The Pull of Two Signs Rising Over the Land – Weston Teruya

Work

Weston TeruyaA Moment at the Shadow Cast by Ghosts (rituals of social mobility) / 2008 /  spraypaint, gouache, collage, ink and color pencil on paper /  22 x 30 inches  (56.76 cm x 77.4 cm)

Weston TeruyaAn Abundance of Gatherings (the earth turned over) / 2009 /  spraypaint, gouache, collage, ink and color pencil on paper / 48.5 x 38 inches  (125.13 cm x 98.04 cm)

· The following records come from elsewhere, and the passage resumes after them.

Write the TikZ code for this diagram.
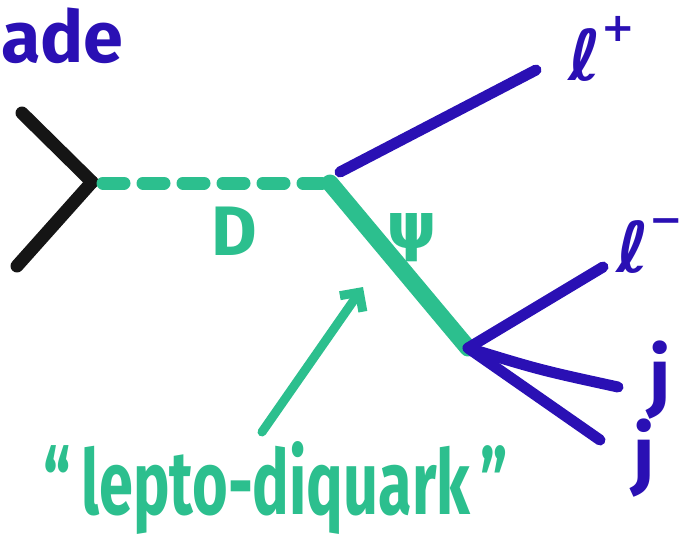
\documentclass[tikz,border=0pt]{standalone}
\usepackage{fontspec}
\setmainfont{Fira Sans}
\newfontfamily\dvs{DejaVu Sans}
\usetikzlibrary{arrows.meta}
\definecolor{pblue}{HTML}{2A10B4}
\definecolor{pgreen}{HTML}{2CBF8E}
\definecolor{pblack}{HTML}{151515}
\tikzset{
  fermion/.style={line width=11pt, line cap=round},
  blueline/.style={fermion, pblue},
  blackline/.style={line width=13pt, line cap=round, pblack},
  dline/.style={line width=13pt, line cap=round, pgreen, dash pattern=on 21pt off 19pt},
  psiline/.style={line width=17pt, line cap=round, pgreen},
  bluelab/.style={text=pblue, inner sep=0pt},
  greenlab/.style={text=pgreen, inner sep=0pt},
}
\newcommand{\supsym}[1]{\raisebox{0.55em}{\fontsize{40}{40}\selectfont #1}}
\begin{document}
\begin{tikzpicture}[x=1pt,y=-1pt]
\useasboundingbox (0,0) rectangle (692,544);
% vertices
\coordinate (v1) at (92,182);
\coordinate (v2) at (330,183);
\coordinate (v3) at (468,348);
% external ends
\coordinate (a1) at (22,113);
\coordinate (a2) at (17,266);
\coordinate (e1) at (536,70);
\coordinate (e2) at (603,267);
\coordinate (e3) at (618,387);
\coordinate (e4) at (600,440);
\coordinate (ds) at (103,183);
\coordinate (de) at (322,183);
\coordinate (e1s) at (340,172);
% lines
\draw[blackline] (a1) -- (v1);
\draw[blackline] (a2) -- (v1);
\draw[dline] (ds) -- (de);
\draw[blueline] (e1s) -- (e1);
\draw[psiline] (v2) -- (v3);
\draw[blueline] (v3) -- (e2);
\draw[blueline] (v3) .. controls (540,370) .. (e3);
\draw[blueline] (v3) -- (e4);
% labels
\node[bluelab, anchor=west] (ade) at (1,36) {\fontsize{72}{72}\selectfont\bfseries ade};
\node[bluelab, anchor=base west] (lp) at (568,80) {\fontsize{70}{70}\selectfont\dvs\bfseries ℓ\supsym{+}};
\node[bluelab, anchor=base west] (lm) at (616,272) {\fontsize{70}{70}\selectfont\dvs\bfseries ℓ\supsym{−}};
\node[bluelab] (j1) at (660,380) {\fontsize{76}{76}\selectfont\bfseries j};
\node[bluelab] (j2) at (644,458) {\fontsize{76}{76}\selectfont\bfseries j};
\node[greenlab] (D) at (234,231) {\fontsize{70}{70}\selectfont\bfseries D};
\node[greenlab] (psi) at (412,238) {\fontsize{64}{64}\selectfont\dvs\bfseries ψ};
\node[greenlab] (lq) at (276,488) {\scalebox{0.68}[1]{\fontsize{90}{90}\selectfont\bfseries “\,lepto-diquark\,”}};
\coordinate (ar0) at (262,432);
\coordinate (ar1) at (363,287);
\draw[pgreen, line width=9pt, line cap=round, -{Straight Barb[length=14pt,width=28pt]}] (ar0) -- (ar1);
\end{tikzpicture}
\end{document}
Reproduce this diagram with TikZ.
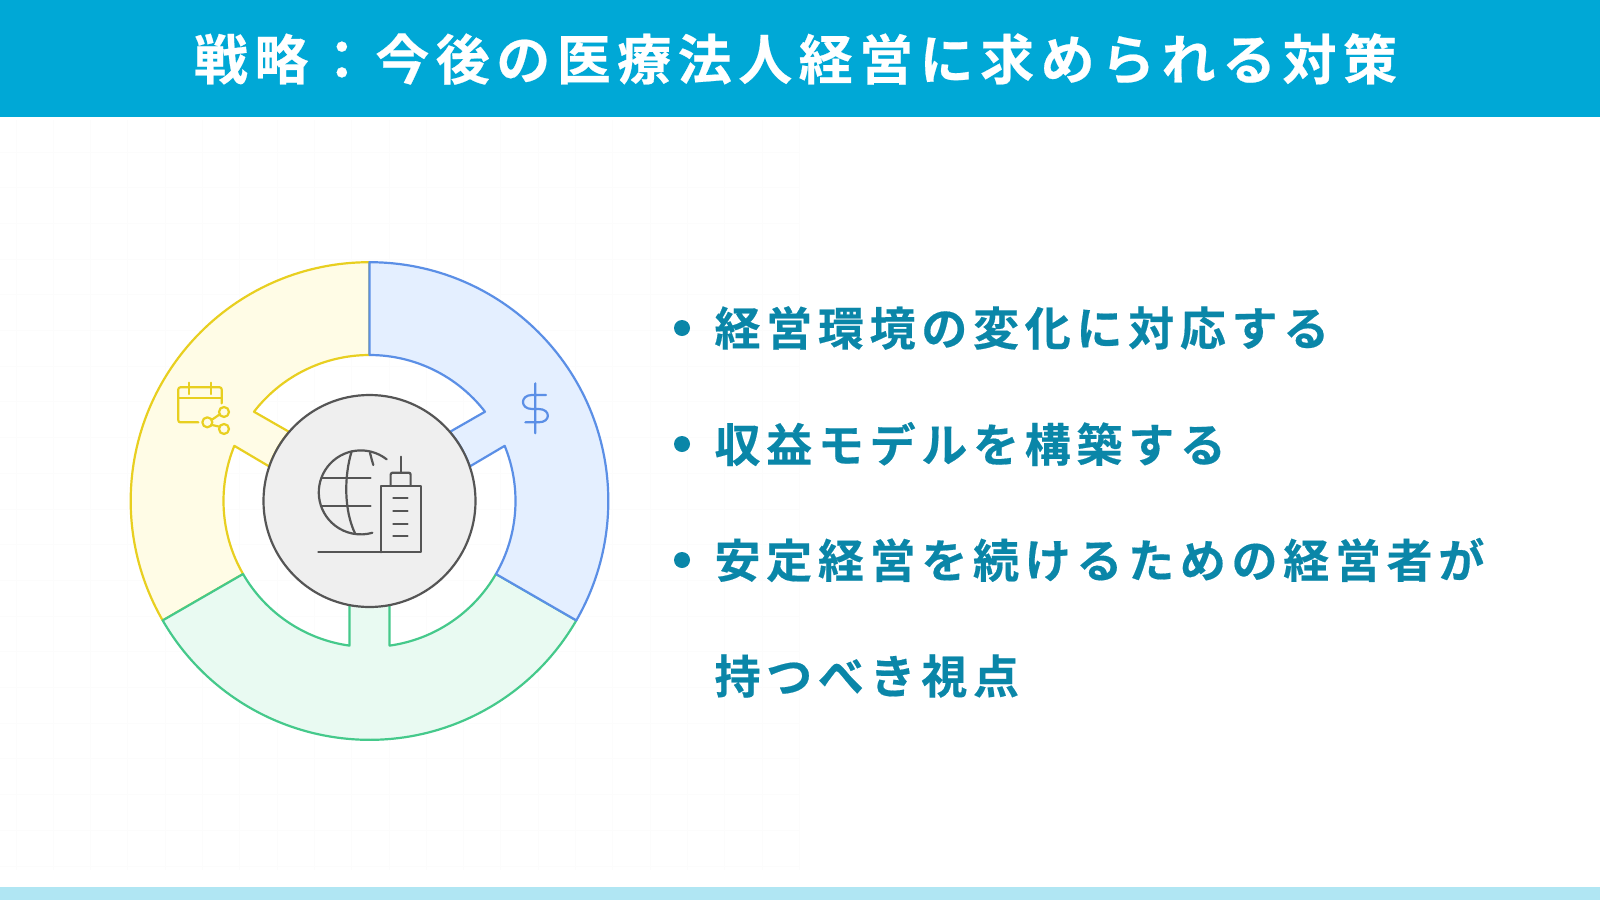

Weston TeruyaOf Those Cast Out (water tower for the new state) / 2009 /  spraypaint, gouache, collage, ink and color pencil on paper / 22 x 30 inches  (56.76 cm x 77.4 cm)

Press Release

PATRICIA SWEETOW GALLERY is pleased to present Weston Teruya, The Pull of Two Signs Rising Over the Land, drawings; Jina Valentine, Lot’s Wife, drawings, installation; and a project by Arnold J. Kemp, (Them) Trees… (Them) Changes 2. Exhibition dates are May 2 through June 13, 2009. The artists’ reception is Saturday, May 2, from 11:00am – 1pm.

On Wednesday, May 6, beginning at 6:30pm, PSG will present Speculative Fiction – Contradictory Narratives, a panel discussion with artists Weston Teruya and Jina Valentine, and invited panelists: Jerome Reyes – City Arts Faculty, San Francisco Art Institute; Gail Wight – Assoc. Prof., Director of Graduate Studies, Art Practice, Stanford University; Arnold J. Kemp – Artist, Writer, Curator; and James Merle Thomas – Department of Art History, Stanford University. All are welcome.

Weston Teruya’s second one-person exhibition at PSG, The Pull of Two Signs Rising Over the Land, references two historic markers – one a men’s golf club sign in Los Angeles, and the other a Dole cannery sign in Honolulu. The men’s golf course sign conjures up a mixed history of restriction and privilege – the privilege available only to those who conformed to socio- economic, racial and religious proscription. To further confound its history, the golf course, though no longer restricted, still speaks symbolically of privilege, since it sits immediately adjacent to a juvenile detention facility. The Dole cannery sign is emblematic of ethnic and worker repression and exploitation. It currently sits as a ghost in an empty lot, truly the psychological space of restriction.

Teruya remarks, “…the golf course is now an open, co-gender public course and the plantation and mega-agricultural eras of Hawai’i have passed. But they continue to shape the social spaces of these locales as they are relics against which social progress continues to be mapped.”

Teruya’s works on paper are sourced from his own drawings, cut and collaged in a new composition. The refiguring of symbols such as wood barriers, golf carts, pineapples, marker flags, and fences recombine to form unexpected new meanings. Teruya’s drawings tamper with social/political realities, speculating on issues of power, control, visibility, protection and, by contrast, privilege. He further states, “I am interested in collecting and collapsing the signals and objects of exclusion, separation and leisure. These images typically define and reinforce spaces of privilege through the creation of sites of control. The work is a speculative exercise of sorts. I am particularly interested in suggesting new fictive configurations which imagine new social possibilities or frustrate present political realities.”

Weston Teruya received his MFA and MA in Visual Criticism from California College of the Arts in 2006 and 2007, respectively. Recent exhibitions include Intersection for the Arts, Kearny Street Projects, and the diRosa Foundation. Honors include the Murphy and Cadogan Fellowship in the Fine Arts, the San Francisco Foundation; Yesland Prize Finalist, Magic Theatre/Trillium Press; and APAture 2008 Featured Artist. His work was recently reviewed in Artforum’s “Critic’s Picks,” the San Francisco Bay Guardian, Artweek, and SF Weekly.